The following property of a debtor used primarily for personal, family or household purposes is exempt from process: 1. All wearing apparel of not more than a fair market value of five hundred dollars. 4. All engagement and wedding rings of not more than an aggregate fair market value of two thousand dollars. 8. Equity in one motor vehicle of not more than $15,000.
A.R.S. § 33-1125(1), (4), (8)The list includes clothing ($500), musical instruments ($400), horses and poultry ($1,000), wedding and engagement rings ($2,000), books and personal documents ($250), one watch ($250), a computer or bicycle ($2,000), one motor vehicle (up to $15,000 in equity, or $25,000 if the debtor or a dependent has a physical disability), prescribed prostheses, firearms ($2,000), and all domestic animals or household pets with no dollar limit.
The Vehicle Exemption Adjusts for Inflation
Starting January 1, 2024, the motor vehicle exemption adjusts annually based on the Consumer Price Index.

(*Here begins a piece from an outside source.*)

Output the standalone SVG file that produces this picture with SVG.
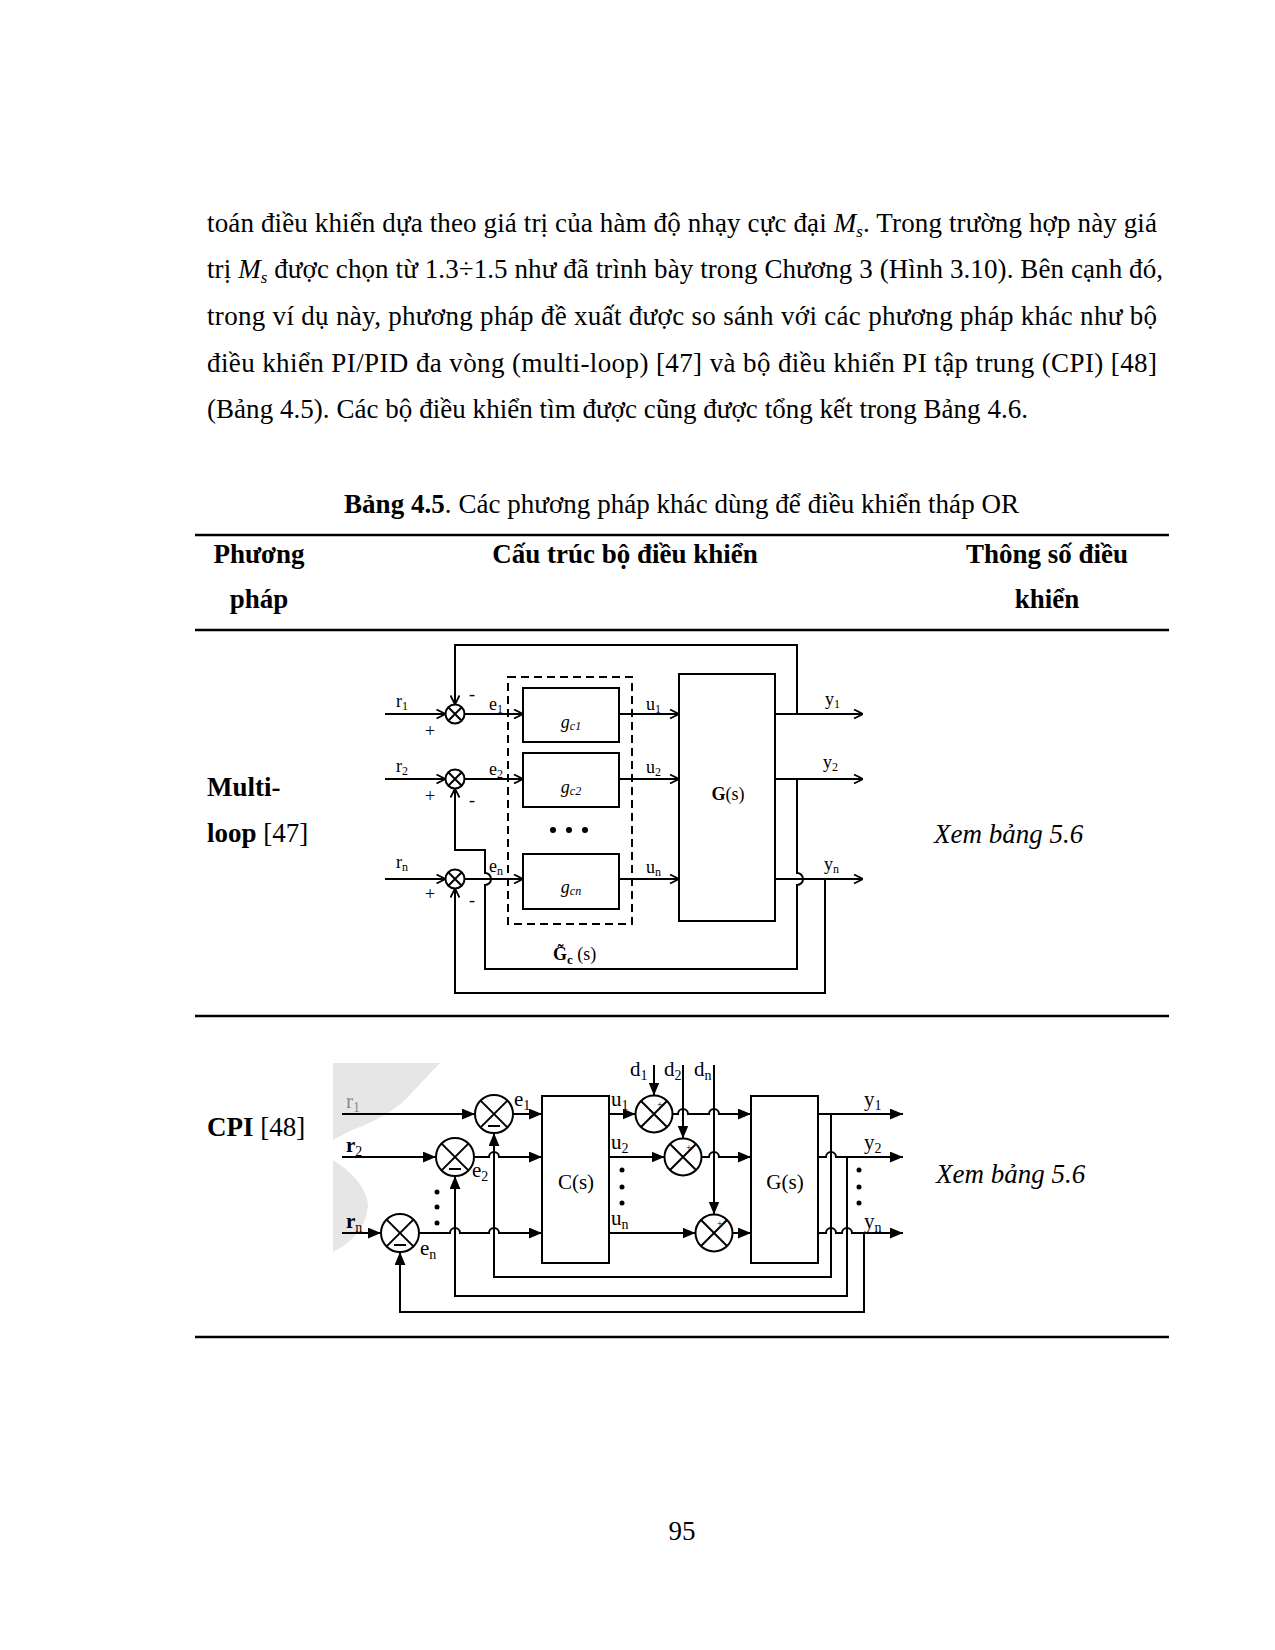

This means the $15,000 and $25,000 figures increase each year to keep pace with the cost of living. The adjustment rounds up to the nearest $100.
The vehicle exemption protects equity, not the full value. If a car is worth $30,000 but the loan balance is $20,000, the equity is $10,000, well within the exemption. This distinction matters when evaluating whether a vehicle is at risk in a creditor action.
Pets and domestic animals have no dollar cap. Arizona treats household pets as fully exempt, reflecting the reality that companion animals are family members, not assets to be liquidated.